But what if I have a situation where I want to have the positioning of the element that binds to the data on the screen depend on the data itself, and to make things worse -- what if the positioning rules affect other elements on the screen as well?

An example of this is: centering up to 5 buttons on a screen, 10 pixels apart. Each button should be excluded should some source data be null -- so the rest of the buttons layout on the screen must change depending on the data. At all times we want the buttons 10 pixels apart, regardless how many buttons were skipped.

For iOS autolayout can accommodate this. But let's say I'm not using autolayout right now, and even though I will likely adopt its use, what would an alternative be where I do the layout manually in code? There might be cases where the layout rules would be non-linear or too complex for autolayout to be able to configure the view for me.

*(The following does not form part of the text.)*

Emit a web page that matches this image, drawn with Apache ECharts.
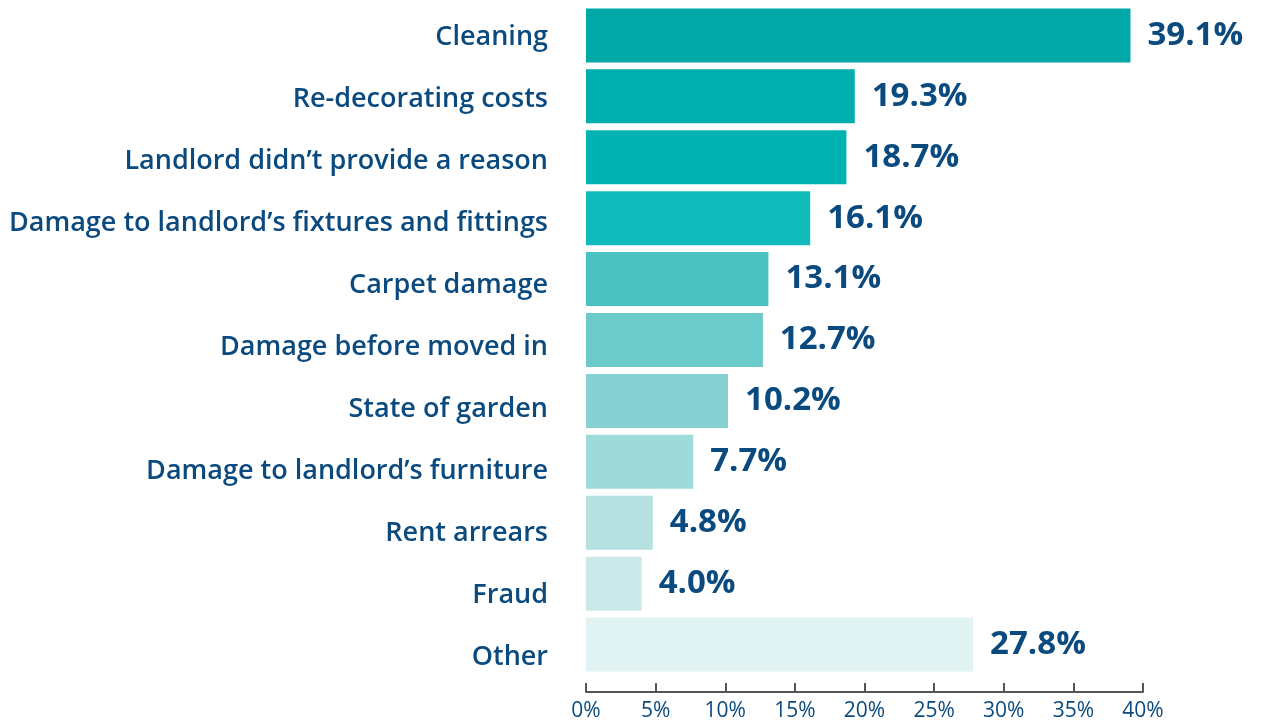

What I've done (for now) is to subclass the view element(s) in question, and in the setter, run a relayout method on the parent view that applies the rules I need for all child elements. The lame part about this approach is that I run relayout once for each such element, when I really only needed that code to run one time (at least for the initial values). Thereafter, should any data change that was bound this way, it is appropriate to relayout the entire view, but not when we first initialize the screen and ALL values change at once.

So at minimum, it'd be great to suppress the initial flurry of relayout calls (one for each screen element that influences other elements during the initial data rolls in).

Does anyone have thoughts on this?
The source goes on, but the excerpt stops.